Different nesting levels may require different learning rates. The adaptive learning rate is:

\[ \eta_i = \eta_0 \cdot \sqrt{\frac{d}{d_i}} \cdot \lambda_i \]

where \(\lambda_i\) is a level-specific scaling factor.

2. Regularization

Regularization is applied to encourage similarity between nested representations:

\[ \mathcal{L}_{\text{reg}} = \sum_{i=1}^{k-1} \beta \cdot \| h^{(l,i+1)}[:d_i] - h^{(l,i)} \|_2^2 \]

This term encourages consistency across different scales.

Theoretical Analysis

1. Approximation Theory

The approximation error for a nested model of dimension dᵢ is bounded by:

\[ |f(x) - f_i(x)| \leq C \cdot \sqrt{\frac{d - d_i}{d}} \cdot \|x\|_2 \]

where \(C\) is a problem-dependent constant.

2. Generalization Bounds

The generalization bound for nested models follows:

\[ P\left(|R(f_i) - \hat{R}(f_i)| > \varepsilon\right) \leq 2 \exp\left(-\frac{2n \varepsilon^2}{d_i/d}\right) \]

where \(R(f_i)\) is the true risk and \(\hat{R}(f_i)\) is the empirical risk.

Implementation Considerations

1. Memory Efficiency

The memory footprint scales with the largest model while enabling inference at multiple scales:

\[ \text{Memory} = O(d \cdot L) \quad \text{where } L \text{ is the number of layers} \]

2. Computational Flexibility

The inference cost can be dynamically adjusted based on computational budget:

\[ \text{FLOPs}^{(i)} = O(d_i^2 \cdot L \cdot N) \]

where \(N\) is the sequence length.

Applications and Extensions

1. Adaptive Inference

The mathematical framework enables adaptive inference where the model can exit early based on confidence measures:

\[ \text{Exit\_Condition} = P(\hat{y}_i \mid x) > \tau_i \]

where \(\tau_i\) is a confidence threshold for level \(i\).

2. Distillation Integration

Knowledge distillation can be integrated into the nested framework:

\[ \mathcal{L}_{\text{distill}} = \sum_{i=1}^{k-1} \gamma \cdot \text{KL}\left(\text{softmax}\left(\frac{z_i}{T}\right),\ \text{softmax}\left(\frac{z_k}{T}\right)\right) \]

where \(z_i\) are the logits from the \(i\)-th level and \(T\) is the temperature parameter.

Conclusion

Matryoshka Transformers provide a mathematically rigorous framework for creating adaptive neural networks with nested computational capabilities.
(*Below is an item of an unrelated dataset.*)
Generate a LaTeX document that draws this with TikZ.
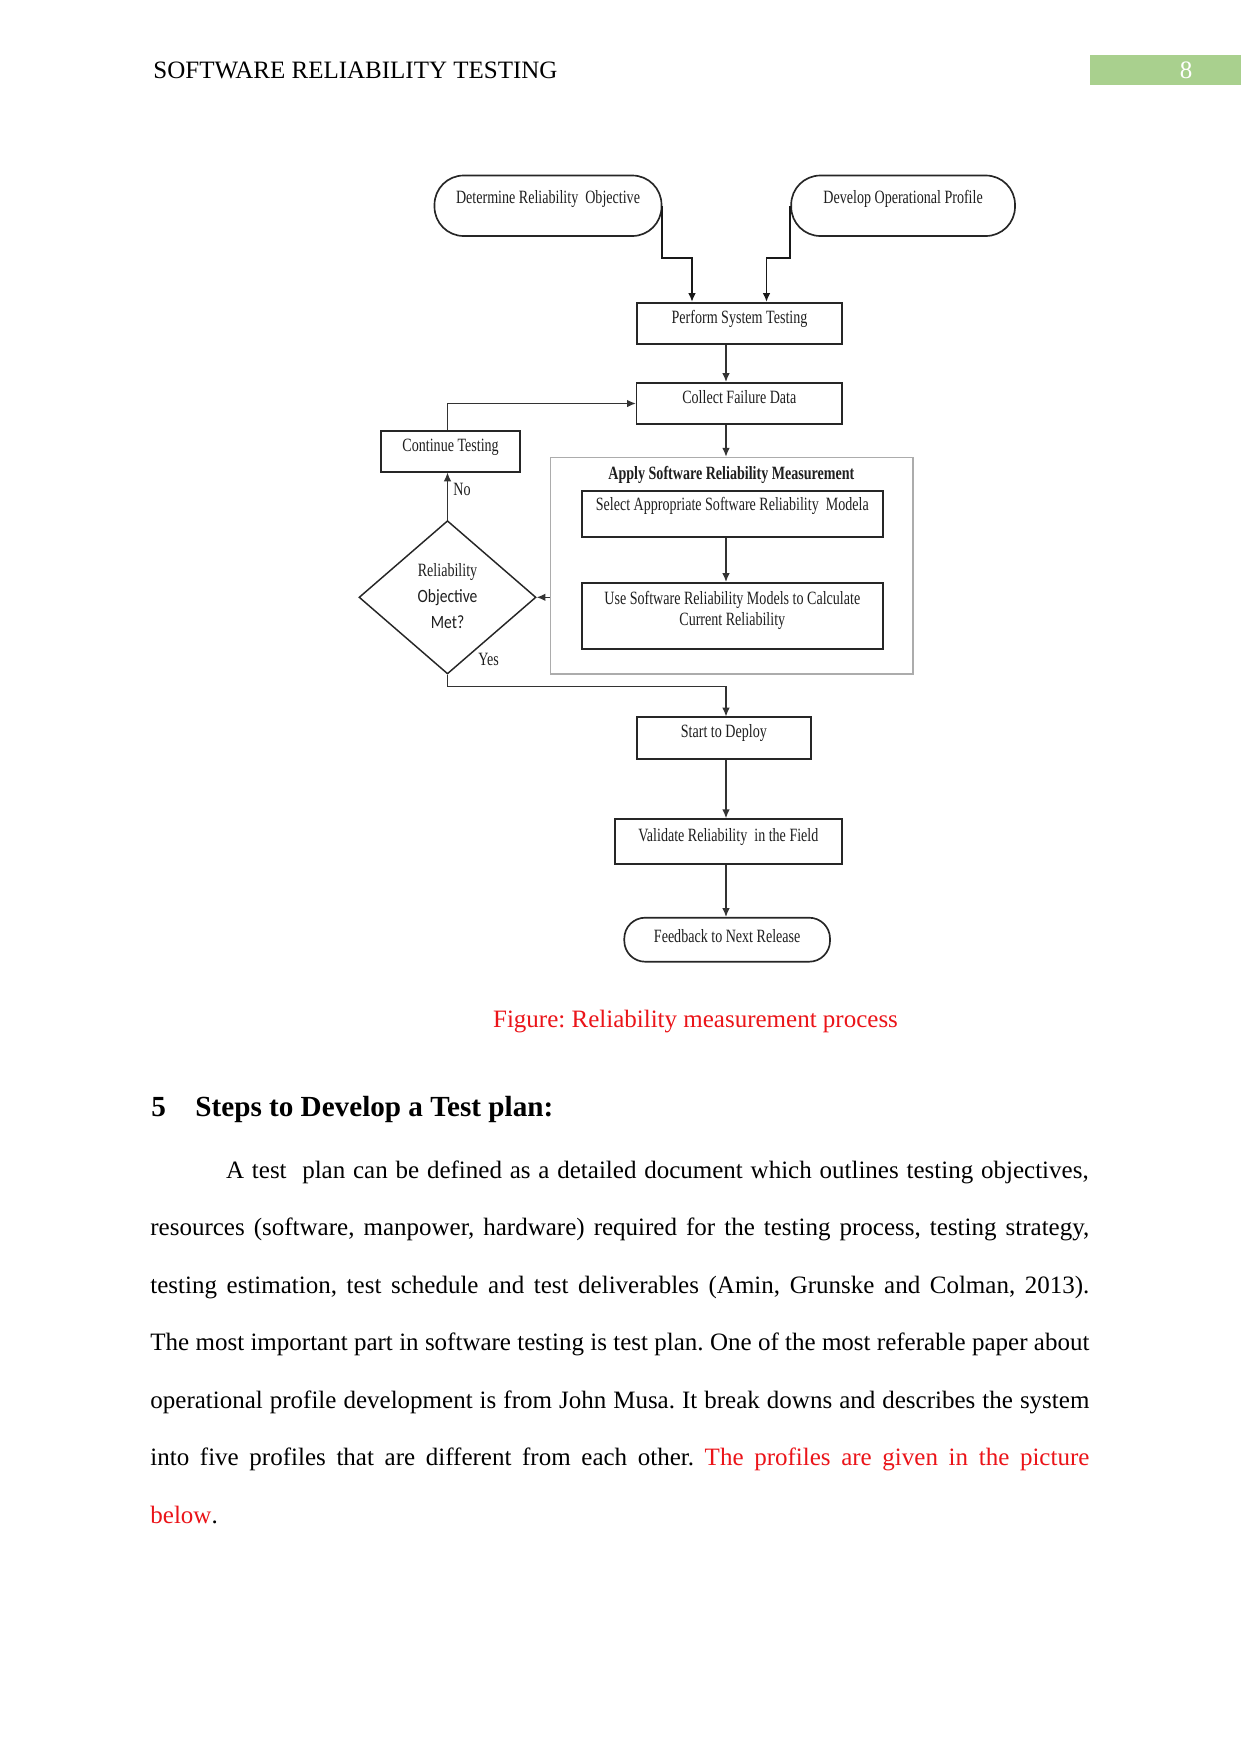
\documentclass[tikz,border=0pt]{standalone}
\usepackage{fontspec}
\setmainfont{Liberation Serif}
\newfontfamily\dgfont[FakeStretch=0.75]{Liberation Serif}
\newfontfamily\dgsans[FakeStretch=0.83]{Carlito}
\usetikzlibrary{arrows.meta,shapes.geometric,calc}
\definecolor{hdrgreen}{RGB}{169,208,142}
\definecolor{txtred}{RGB}{235,20,25}
\newcommand{\pxu}{*0.48pt}
\frenchspacing
\begin{document}
\begin{tikzpicture}[x=0.48pt,y=-0.48pt,
  dtext/.style={font=\dgfont\fontsize{9}{10.8}\selectfont, text=black!88},
  boxnode/.style={dtext, draw=black!85, line width=0.8pt, inner sep=1pt, text height=6.5pt},
  pill/.style={boxnode, rounded corners=14pt},
  conn/.style={draw=black!80, line width=0.55pt},
  arr/.style={conn, -{Latex[length=4.2pt,width=3.6pt]}},
  heavyarr/.style={arr, draw=black!90, line width=0.9pt},
  body/.style={font=\fontsize{12}{14}\selectfont, inner sep=0pt, anchor=base west},
  headfont/.style={font=\bfseries\fontsize{14}{16}\selectfont},
]
\fill[white] (0,0) rectangle (1241,1754);
\useasboundingbox (0,0) rectangle (1241,1754);

% header
\node[body] (hdr) at (153,78) {SOFTWARE RELIABILITY TESTING};
\node[fill=hdrgreen, inner sep=0pt, minimum width=151\pxu, minimum height=30\pxu, text=white, font=\fontsize{12}{14}\selectfont] (pgno) at (1165.5,70) {\hspace*{19.7pt}8};

% diagram
\node[pill, minimum width=227\pxu, minimum height=60.5\pxu, text depth=8.65pt] (det) at (548,205.75) {Determine Reliability\ \ Objective};
\node[pill, minimum width=223.8\pxu, minimum height=60.5\pxu, text depth=8.65pt] (dev) at (903.1,205.75) {Develop Operational Profile};
\node[boxnode, minimum width=204.5\pxu, minimum height=41\pxu, text depth=6.3pt] (perf) at (739.5,323.3) {Perform System Testing};
\node[boxnode, minimum width=205.4\pxu, minimum height=41.6\pxu, text depth=6.5pt] (coll) at (739.3,403.5) {Collect Failure Data};
\node[boxnode, minimum width=138.6\pxu, minimum height=40.7\pxu, text depth=6pt] (cont) at (450.6,451.35) {Continue Testing};
\node[draw=gray!65, line width=0.6pt, inner sep=0pt, minimum width=362.4\pxu, minimum height=216.7\pxu] (apply) at (731.7,565.65) {};
\node[dtext, font=\dgfont\bfseries\fontsize{9}{10.8}\selectfont] (applyttl) at (731.4,475) {Apply Software Reliability Measurement};
\node[boxnode, minimum width=300.8\pxu, minimum height=46.6\pxu, text depth=10.14pt] (sel) at (732.3,514) {Select Appropriate Software Reliability\ \ Modela};
\node[boxnode, minimum width=300.8\pxu, minimum height=66\pxu, text height=12pt, text depth=12.3pt] (use) at (732.3,615.7) {\fontsize{9}{9.9}\selectfont\begin{tabular}{@{}c@{}}Use Software Reliability Models to Calculate\\Current Reliability\end{tabular}};
\node[dtext, diamond, draw=black!85, line width=0.7pt, inner sep=0pt, minimum width=177\pxu, minimum height=153.3\pxu] (dia) at (447.5,597.3) {\fontsize{9}{12.6}\selectfont\begin{tabular}{@{}c@{}}Reliability\\{\dgsans Objective}\\{\dgsans Met?}\end{tabular}};
\node[boxnode, minimum width=174.3\pxu, minimum height=41.4\pxu, text depth=6.6pt] (start) at (723.85,738) {Start to Deploy};
\node[boxnode, minimum width=227.3\pxu, minimum height=44.7\pxu, text depth=6pt] (val) at (728.35,841.35) {Validate Reliability\ \ in the Field};
\node[boxnode, rounded corners=10pt, minimum width=205.7\pxu, minimum height=44\pxu, text depth=3.8pt] (fb) at (727.15,939.7) {Feedback to Next Release};

\node[dtext, anchor=west, inner sep=0pt] (nolbl) at (453,489) {No};
\node[dtext, anchor=west, inner sep=0pt] (yeslbl) at (478,659) {Yes};

% connectors
\coordinate (spine) at (726,0);
\coordinate (j1) at (692,257.7);
\coordinate (j2) at (766.5,257.7);
\coordinate (j3) at (726,686.5);
\draw[heavyarr] (det.east) |- (j1) -- (j1 |- perf.north);
\draw[heavyarr] (dev.west) |- (j2) -- (j2 |- perf.north);
\draw[arr] (perf.south -| spine) -- (coll.north -| spine);
\draw[arr] (coll.south -| spine) -- (apply.north -| spine);
\draw[arr] (sel.south -| spine) -- (use.north -| spine);
\draw[arr] (apply.west |- dia.east) -- (dia.east);
\draw[arr] (dia.north) -- (cont.south -| dia.north);
\draw[arr] (cont.north -| dia.north) |- (coll.west);
\draw[arr] (dia.south) |- (j3) -- (start.north -| spine);
\draw[arr] (start.south -| spine) -- (val.north -| spine);
\draw[arr] (val.south -| spine) -- (fb.north -| spine);

% caption and text
\node[body, anchor=base, text=txtred] (cap) at (695.5,1027) {Figure: Reliability measurement process};
\node[body, headfont] (secnum) at (151,1116) {5};
\node[body, headfont] (sectitle) at (195,1116) {Steps to Develop a Test plan:};
\node[body] (p1) at (225.7,1178) {\makebox[414pt][s]{A test\ \ plan can be defined as a detailed document which outlines testing objectives,}};
\node[body] (p2) at (150,1235.5) {\makebox[450.7pt][s]{resources (software, manpower, hardware) required for the testing process, testing strategy,}};
\node[body] (p3) at (150,1293) {\makebox[450.7pt][s]{testing estimation, test schedule and test deliverables (Amin, Grunske and Colman, 2013).}};
\node[body] (p4) at (150,1350.5) {\makebox[450.7pt][s]{The most important part in software testing is test plan. One of the most referable paper about}};
\node[body] (p5) at (150,1408) {\makebox[450.7pt][s]{operational profile development is from John Musa. It break downs and describes the system}};
\node[body] (p6) at (150,1465.5) {\makebox[450.7pt][s]{into five profiles that are different from each other. \textcolor{txtred}{The profiles are given in the picture}}};
\node[body] (p7) at (150,1523) {\textcolor{txtred}{below}.};
\end{tikzpicture}
\end{document}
The mathematical foundations ensure efficient training, inference flexibility, and theoretical guarantees on performance across different scales. This architecture represents a significant step toward more efficient and adaptable transformer models for real-world applications with varying computational constraints.